We talked about leadership. We talked about relationships. I have these three things I talk about in speeches, whether it's 60-year-olds, 100-year-olds or 15-year-olds, which is that relationships are everything. Keep learning. Keep learning how to learn. Also, be a problem-solver. The coaches were talking about decision-making on the court, how quickly we have to make decisions. If you look at that third one, the problem-solver, they really got into all that. They started really asking questions.

 

They learned a little about the history of women's tennis and what a difficult time we had, the original nine in 1970, the birth of women's professional tennis. They asked, “How did you guys do that? Weren't you scared?” I said, “Yeah, we were very scared.” It was a very tough time for us. I wanted the men and women to be together. The men rejected us. It's a long story. We talked about when we formed the WTA.

 

We did a lot. They started speaking up a lot more because I kept asking questions. I coach by asking questions. I don't coach by telling, usually. I really ask questions. I have them discuss something together. Just let them struggle. They'll figure it out.

 

We just really kept fine-tuning how champions think, really. Why is someone a champion? Why are they not? Everyone says mental toughness. I don't personally agree with that. It's emotional and mental toughness. Obviously, mental is what you think, emotional is what you feel. But the ones who win the most are stronger emotionally, not just mentally.

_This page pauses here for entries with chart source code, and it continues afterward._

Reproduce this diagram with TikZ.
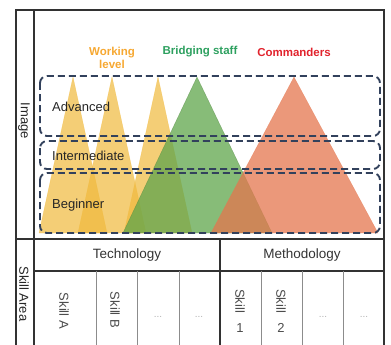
\documentclass[tikz,border=0pt]{standalone}
\usepackage{fontspec}
\setmainfont{Liberation Sans}
\usetikzlibrary{positioning}

\definecolor{dashblue}{RGB}{50,65,92}
\definecolor{workfill}{RGB}{240,185,60}
\definecolor{bridgefill}{RGB}{95,165,75}
\definecolor{commfill}{RGB}{228,118,78}
\definecolor{worktext}{RGB}{246,168,50}
\definecolor{bridgetext}{RGB}{45,160,95}
\definecolor{commtext}{RGB}{225,35,45}
\definecolor{gridline}{RGB}{50,50,50}

\begin{document}
\begin{tikzpicture}[x=1pt,y=-1pt,
        frameline/.style={draw=gridline, line width=1.2pt},
        cellline/.style={draw=black!45, line width=0.7pt},
        levelbox/.style={draw=dashblue, line width=1.9pt, dash pattern=on 7pt off 4pt, rounded corners=7pt},
        pyramid/.style={fill opacity=0.7, draw opacity=0.5, line width=0.4pt},
        leveltext/.style={anchor=west, inner sep=0pt, text=black!85, font=\fontsize{13}{15}\selectfont},
        grouptext/.style={align=center, inner sep=0pt, font=\bfseries\fontsize{11.5}{12.5}\selectfont},
        headtext/.style={text=black!80, font=\fontsize{13.5}{15}\selectfont},
        sidetext/.style={text=black!85, rotate=-90, font=\fontsize{13}{15}\selectfont},
        skilltext/.style={text=black!70, rotate=-90, font=\fontsize{13}{15}\selectfont},
        digittext/.style={text=black!70, font=\fontsize{13}{15}\selectfont},
        dotstext/.style={text=black!30, font=\fontsize{10}{12}\selectfont}]
        \useasboundingbox (0,0) rectangle (391,345);

        \foreach \ax in {73,112,158}
            \filldraw[fill=workfill, draw=workfill, pyramid] (\ax-34,233) -- (\ax,77) -- (\ax+34,233) -- cycle;
        \filldraw[fill=bridgefill, draw=bridgefill!80!black, pyramid, fill opacity=0.75] (123,233) -- (197,77) -- (272,233) -- cycle;
        \filldraw[fill=commfill, draw=commfill, pyramid, fill opacity=0.75] (211,233) -- (294,77) -- (378,233) -- cycle;

        \draw[levelbox] (40,76) rectangle (380,136);
        \draw[levelbox] (40,141) rectangle (380,169);
        \draw[levelbox] (40,173) rectangle (380,233);

        \node[leveltext] (advanced) at (52,107) {Advanced};
        \node[leveltext] (intermediate) at (52,156) {Intermediate};
        \node[leveltext] (beginner) at (52,205) {Beginner};

        \node[grouptext, text=worktext] (working) at (112,58) {Working\\level};
        \node[grouptext, text=bridgetext] (bridging) at (200,52) {Bridging staff};
        \node[grouptext, text=commtext] (commanders) at (294,52) {Commanders};

        \draw[frameline] (16,345) -- (16,10) -- (384,10) -- (384,345);
        \draw[frameline] (34,10) -- (34,345);
        \draw[frameline] (16,239) -- (384,239);
        \draw[frameline] (34,271) -- (384,271);
        \draw[frameline] (220,239) -- (220,345);
        \foreach \cx in {96,137,179,261,302,343}
            \draw[cellline] (\cx,271) -- (\cx,345);

        \node[sidetext] (image) at (24,121) {Image};
        \node[sidetext] (skillarea) at (24,294) {Skill Area};
        \node[headtext] (technology) at (127,255) {Technology};
        \node[headtext] (methodology) at (302,255) {Methodology};

        \node[skilltext] (skilla) at (64,311) {Skill A};
        \node[skilltext] (skillb) at (115,310) {Skill B};
        \node[dotstext] (dotsa) at (158,317) {...};
        \node[dotstext] (dotsb) at (199,317) {...};
        \node[skilltext] (skillone) at (240,301) {Skill};
        \node[digittext] (one) at (240,328) {1};
        \node[skilltext] (skilltwo) at (281,301) {Skill};
        \node[digittext] (two) at (281,328) {2};
        \node[dotstext] (dotsc) at (323,317) {...};
        \node[dotstext] (dotsd) at (364,317) {...};
\end{tikzpicture}
\end{document}
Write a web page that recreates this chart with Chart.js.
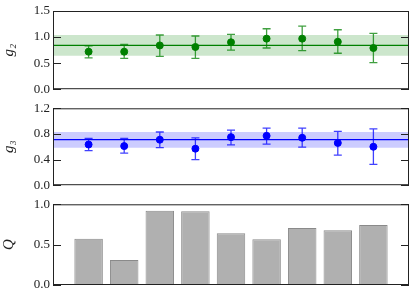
<!DOCTYPE html>
<html lang="en">
<head>
  <meta charset="UTF-8" />
  <title>g2 / g3 / Q</title>
  <script src="https://cdn.jsdelivr.net/npm/chart.js"></script>
  <style>
    body { margin: 0; background: #fff; }
    .wrap { position: relative; width: 415px; height: 296px; }
    canvas { position: absolute; left: 0; }
  </style>
</head>
<body>
  <div class="wrap">
    <canvas id="g2Chart" width="415" height="100" style="top:0"></canvas>
    <canvas id="g3Chart" width="415" height="100" style="top:96px"></canvas>
    <canvas id="qChart" width="415" height="104" style="top:192px"></canvas>
  </div>

  <script>
    // categories sit at x = 1..9 on a 0..10 axis
    const positions = [1, 2, 3, 4, 5, 6, 7, 8, 9];

    const g2Values = [0.72, 0.72, 0.84, 0.81, 0.90, 0.97, 0.97, 0.91, 0.79];
    const g2Low    = [0.60, 0.59, 0.63, 0.59, 0.75, 0.79, 0.74, 0.69, 0.51];
    const g2High   = [0.83, 0.86, 1.04, 1.02, 1.05, 1.16, 1.21, 1.14, 1.07];
    const g2Mean = 0.84;
    const g2Band = [0.64, 1.04];

    const g3Values = [0.635, 0.61, 0.71, 0.57, 0.75, 0.77, 0.74, 0.66, 0.60];
    const g3Low    = [0.54, 0.50, 0.585, 0.40, 0.63, 0.64, 0.595, 0.47, 0.325];
    const g3High   = [0.73, 0.73, 0.83, 0.74, 0.86, 0.89, 0.89, 0.84, 0.88];
    const g3Mean = 0.71;
    const g3Band = [0.585, 0.83];

    const qValues = [0.574, 0.31, 0.92, 0.913, 0.64, 0.566, 0.707, 0.678, 0.744];

    const serif = "'Liberation Serif', 'DejaVu Serif', serif";
    Chart.defaults.font.family = serif;
    Chart.defaults.font.size = 13;
    Chart.defaults.color = '#222';

    // frame + inward ticks on both sides, error bars under the markers
    const framePlugin = {
      id: 'frame',
      afterDraw(chart) {
        const { ctx, chartArea: a, scales } = chart;
        ctx.save();
        ctx.strokeStyle = '#222';
        ctx.lineWidth = 1;
        ctx.strokeRect(a.left + 0.5, a.top + 0.5, a.right - a.left - 1, a.bottom - a.top - 1);
        scales.y.ticks.forEach(t => {
          const py = Math.round(scales.y.getPixelForValue(t.value)) + 0.5;
          ctx.beginPath();
          ctx.moveTo(a.left, py); ctx.lineTo(a.left + 8, py);
          ctx.moveTo(a.right, py); ctx.lineTo(a.right - 8, py);
          ctx.stroke();
        });
        ctx.restore();
      },
      beforeDatasetDraw(chart, args) {
        const eb = chart.config.options.errBars;
        if (!eb || args.index !== 0) return;
        const { ctx, scales } = chart;
        ctx.save();
        ctx.strokeStyle = eb.color;
        ctx.lineWidth = 1.3;
        positions.forEach((p, i) => {
          const px = scales.x.getPixelForValue(p);
          const y1 = scales.y.getPixelForValue(eb.lo[i]);
          const y2 = scales.y.getPixelForValue(eb.hi[i]);
          ctx.beginPath();
          ctx.moveTo(px, y1); ctx.lineTo(px, y2);
          ctx.moveTo(px - 4, y1); ctx.lineTo(px + 4, y1);
          ctx.moveTo(px - 4, y2); ctx.lineTo(px + 4, y2);
          ctx.stroke();
        });
        ctx.restore();
      }
    };

    function yAxis(max, step, title) {
      return {
        min: 0, max: max,
        afterFit(s) { s.width = 53; },
        grid: { display: false, drawTicks: false },
        border: { display: false },
        ticks: { stepSize: step, padding: 3, callback: v => v.toFixed(1) },
        title: { display: true, text: title, font: { family: serif, size: 15, style: 'italic' }, padding: { top: 0, bottom: 0 } }
      };
    }
    const xAxis = { type: 'linear', min: 0, max: 10, offset: false, display: false, ticks: { stepSize: 1 } };

    function errPanel(id, vals, lo, hi, mean, band, color, fillColor, errColor, title, max, step, pad) {
      const line = v => [{ x: 0, y: v }, { x: 10, y: v }];
      new Chart(document.getElementById(id), {
        type: 'scatter',
        data: {
          datasets: [
            { data: positions.map((p, i) => ({ x: p, y: vals[i] })), backgroundColor: color, borderColor: color, pointRadius: 3.5 },
            { data: line(mean), showLine: true, borderColor: color, borderWidth: 1.2, pointRadius: 0 },
            { data: line(band[1]), showLine: true, borderWidth: 0, pointRadius: 0, fill: '+1', backgroundColor: fillColor },
            { data: line(band[0]), showLine: true, borderWidth: 0, pointRadius: 0 }
          ]
        },
        options: {
          responsive: false, animation: false,
          layout: { padding: pad },
          errBars: { lo: lo, hi: hi, color: errColor },
          plugins: { legend: { display: false }, tooltip: { enabled: false } },
          scales: { x: xAxis, y: yAxis(max, step, title) }
        },
        plugins: [framePlugin]
      });
    }

    window.onload = function () {
      errPanel('g2Chart', g2Values, g2Low, g2High, g2Mean, g2Band, '#008000', 'rgba(0,128,0,0.2)', 'rgba(0,128,0,0.75)',
        'g\u2082', 1.5, 0.5, { left: 0, right: 6, top: 11, bottom: 9.3 });
      errPanel('g3Chart', g3Values, g3Low, g3High, g3Mean, g3Band, '#0000ff', 'rgba(0,0,255,0.2)', 'rgba(0,0,255,0.75)',
        'g\u2083', 1.2, 0.4, { left: 0, right: 6, top: 12.3, bottom: 9 });

      new Chart(document.getElementById('qChart'), {
        type: 'bar',
        data: {
          datasets: [{
            data: positions.map((p, i) => ({ x: p, y: qValues[i] })),
            backgroundColor: '#b0b0b0', borderColor: '#8a8a8a', borderWidth: 1,
            barPercentage: 1, categoryPercentage: 0.8
          }]
        },
        options: {
          responsive: false, animation: false,
          layout: { padding: { left: 0, right: 6, top: 12.3, bottom: 11 } },
          plugins: { legend: { display: false }, tooltip: { enabled: false } },
          scales: { x: xAxis, y: yAxis(1.0, 0.5, 'Q') }
        },
        plugins: [framePlugin]
      });
    };
  </script>
</body>
</html>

It's emotional when you get down to really crucial times in a match.

 

Q. Pretty exciting time for American tennis, especially women's tennis, all the young women coming up. Even this team. You have Sonya, who is 20. You have Danielle, fairly new to the tour.

 

Billie Jean King: Danielle is great. She went to college. I've been following her for a while. I'm very interested in players going to college. I think a lot of them should go to college. The socialization that goes on in college allows them to come from college to the tour and survive a lot easier, understand the culture, adapt faster. They're a little bit older, been socialized in college, been on a team. Some of them think of someone besides themselves. You have to remember that if you grow up in tournament tennis as a child, if that's all you know, you're always by yourself. That's not good.

 

Q. We've been hosting kids' days all week. We had 1,000 children in this building. Tennis has grown in the area. We have youth participation in double-digits.

 

Billie Jean King: Why do you think that? Do you think Fed Cup has helped?

 

Q. That's my question to you.

 

Billie Jean King: Absolutely. We are motivators when you're at the top. We're not the sheroes and the heroes. Those are the people helping the children. Those are the real sheroes and heroes. We can motivate and inspire. When you bring the best into a city, it makes a huge difference. The community, I can tell, has really gotten behind it. When you create excitement, children see excitement, they get excited. I think it's great what you've done.

 

But I think Fed Cup, I'm sure it was the catalyst. That's why we need everything at the top and at the grass roots. I'm a huge believer in grass roots. If they don't get them to play, we're in trouble. I think we need a critical mass. We need to get the best athletes in the sport. There's no reason we can't have millions and millions of young people playing.

 

I know the USTA has made a huge jump—Craig Morris with Net Generation. Everybody worked their backside off to make this happen. Tell everyone thank you for doing what I call the real work, which is on the grass-roots level.